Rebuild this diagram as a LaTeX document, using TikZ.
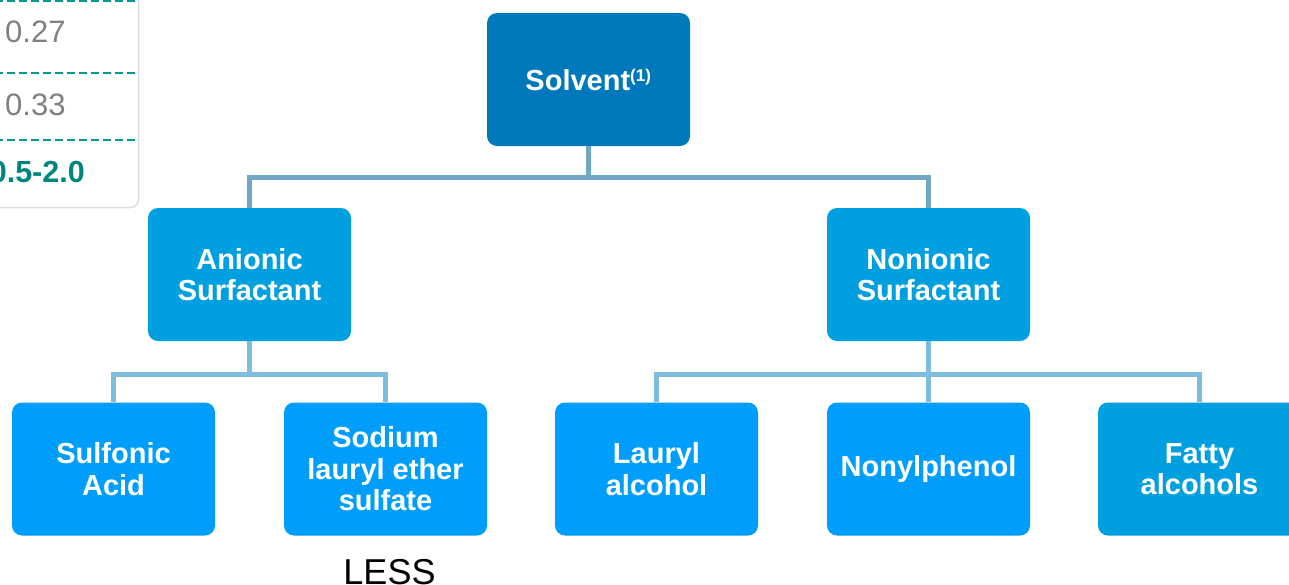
\documentclass[tikz,border=0pt]{standalone}
\usepackage{fontspec}
\setmainfont{Liberation Sans}
\begin{document}
\begin{tikzpicture}[x=1pt,y=-1pt,
  box/.style={rounded corners=10pt, minimum width=203pt, minimum height=133pt,
    text=white, font=\bfseries\fontsize{29}{31.5}\selectfont, align=center, inner sep=0pt},
  conna/.style={line width=5pt, draw=lineA},
  connb/.style={line width=5pt, draw=lineB},
  dashrow/.style={draw=teal1, line width=2.6pt, dash pattern=on 8pt off 4pt},
  numtxt/.style={font=\fontsize{31}{31}\selectfont, text=gray1, inner sep=0pt},
]
\definecolor{topblue}{HTML}{0079BC}
\definecolor{midblue}{HTML}{009FDF}
\definecolor{lowblue}{HTML}{009EFC}
\definecolor{fatblue}{HTML}{00A0E0}
\definecolor{lineA}{HTML}{6FA8C4}
\definecolor{lineB}{HTML}{7DBEDC}
\definecolor{teal1}{HTML}{009A94}
\definecolor{tealtxt}{HTML}{00857F}
\definecolor{gray1}{HTML}{808080}
\definecolor{bordgray}{HTML}{D6DEE6}
\useasboundingbox (0,0) rectangle (1289,584);
\clip (0,0) rectangle (1289,584);

% table fragment
\draw[draw=bordgray, line width=1.5pt, rounded corners=8pt] (-30,-30) rectangle (138.5,207.5);
\draw[dashrow] (-5,0.5) -- (137.5,0.5);
\draw[dashrow] (-5,73) -- (137.5,73);
\draw[dashrow] (-5,140) -- (137.5,140);
\node[numtxt, anchor=base west] (v1) at (5,42) {0.27};
\node[numtxt, anchor=base west] (v2) at (5,115.5) {0.33};
\node[numtxt, anchor=base east, text=tealtxt, font=\bfseries\fontsize{30.5}{30.5}\selectfont] (v3) at (85,182) {0.5-2.0};

% boxes
\node[box, fill=topblue] (solvent) at (588.5,79.5) {Solvent\textsuperscript{\fontsize{17}{17}\selectfont(1)}};
\node[box, fill=midblue] (anionic) at (249.5,274.5) {Anionic\\Surfactant};
\node[box, fill=midblue] (nonionic) at (928.5,274.5) {Nonionic\\Surfactant};
\node[box, fill=lowblue] (sulfonic) at (113.5,469) {Sulfonic\\Acid};
\node[box, fill=lowblue] (sodium) at (385.5,469) {Sodium\\lauryl ether\\sulfate};
\node[box, fill=lowblue] (lauryl) at (656.5,469) {Lauryl\\alcohol};
\node[box, fill=lowblue] (nonyl) at (928.5,469) {Nonylphenol};
\node[box, fill=fatblue] (fatty) at (1199.5,469) {Fatty\\alcohols};

% connectors
\draw[conna] (solvent.south) -- ++(0,31) coordinate (b1);
\draw[conna] (b1) -| (anionic.north);
\draw[conna] (b1) -| (nonionic.north);
\draw[connb] (anionic.south) -- ++(0,33) coordinate (b2);
\draw[connb] (b2) -| (sulfonic.north);
\draw[connb] (b2) -| (sodium.north);
\draw[connb] (nonionic.south) -- ++(0,33) coordinate (b3);
\draw[connb] (b3) -| (lauryl.north);
\draw[connb] (b3) -| (nonyl.north);
\draw[connb] (b3) -| (fatty.north);

\node[font=\fontsize{36}{36}\selectfont, anchor=base, inner sep=0pt] (less) at (389.5,584) {LESS};
\end{tikzpicture}
\end{document}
= = = =
◆ WHAT TO DO
Would you return the data exactly as written, without the pictures?

◆ EXERCISE RESULT
Rebuild this diagram as a LaTeX document, using TikZ.
\documentclass[tikz,border=0pt]{standalone}
\usepackage{fontspec}
\setmainfont{Liberation Sans}
\begin{document}
\begin{tikzpicture}[x=1pt,y=-1pt,
  box/.style={rounded corners=10pt, minimum width=203pt, minimum height=133pt,
    text=white, font=\bfseries\fontsize{29}{31.5}\selectfont, align=center, inner sep=0pt},
  conna/.style={line width=5pt, draw=lineA},
  connb/.style={line width=5pt, draw=lineB},
  dashrow/.style={draw=teal1, line width=2.6pt, dash pattern=on 8pt off 4pt},
  numtxt/.style={font=\fontsize{31}{31}\selectfont, text=gray1, inner sep=0pt},
]
\definecolor{topblue}{HTML}{0079BC}
\definecolor{midblue}{HTML}{009FDF}
\definecolor{lowblue}{HTML}{009EFC}
\definecolor{fatblue}{HTML}{00A0E0}
\definecolor{lineA}{HTML}{6FA8C4}
\definecolor{lineB}{HTML}{7DBEDC}
\definecolor{teal1}{HTML}{009A94}
\definecolor{tealtxt}{HTML}{00857F}
\definecolor{gray1}{HTML}{808080}
\definecolor{bordgray}{HTML}{D6DEE6}
\useasboundingbox (0,0) rectangle (1289,584);
\clip (0,0) rectangle (1289,584);

% table fragment
\draw[draw=bordgray, line width=1.5pt, rounded corners=8pt] (-30,-30) rectangle (138.5,207.5);
\draw[dashrow] (-5,0.5) -- (137.5,0.5);
\draw[dashrow] (-5,73) -- (137.5,73);
\draw[dashrow] (-5,140) -- (137.5,140);
\node[numtxt, anchor=base west] (v1) at (5,42) {0.27};
\node[numtxt, anchor=base west] (v2) at (5,115.5) {0.33};
\node[numtxt, anchor=base east, text=tealtxt, font=\bfseries\fontsize{30.5}{30.5}\selectfont] (v3) at (85,182) {0.5-2.0};

% boxes
\node[box, fill=topblue] (solvent) at (588.5,79.5) {Solvent\textsuperscript{\fontsize{17}{17}\selectfont(1)}};
\node[box, fill=midblue] (anionic) at (249.5,274.5) {Anionic\\Surfactant};
\node[box, fill=midblue] (nonionic) at (928.5,274.5) {Nonionic\\Surfactant};
\node[box, fill=lowblue] (sulfonic) at (113.5,469) {Sulfonic\\Acid};
\node[box, fill=lowblue] (sodium) at (385.5,469) {Sodium\\lauryl ether\\sulfate};
\node[box, fill=lowblue] (lauryl) at (656.5,469) {Lauryl\\alcohol};
\node[box, fill=lowblue] (nonyl) at (928.5,469) {Nonylphenol};
\node[box, fill=fatblue] (fatty) at (1199.5,469) {Fatty\\alcohols};

% connectors
\draw[conna] (solvent.south) -- ++(0,31) coordinate (b1);
\draw[conna] (b1) -| (anionic.north);
\draw[conna] (b1) -| (nonionic.north);
\draw[connb] (anionic.south) -- ++(0,33) coordinate (b2);
\draw[connb] (b2) -| (sulfonic.north);
\draw[connb] (b2) -| (sodium.north);
\draw[connb] (nonionic.south) -- ++(0,33) coordinate (b3);
\draw[connb] (b3) -| (lauryl.north);
\draw[connb] (b3) -| (nonyl.north);
\draw[connb] (b3) -| (fatty.north);

\node[font=\fontsize{36}{36}\selectfont, anchor=base, inner sep=0pt] (less) at (389.5,584) {LESS};
\end{tikzpicture}
\end{document}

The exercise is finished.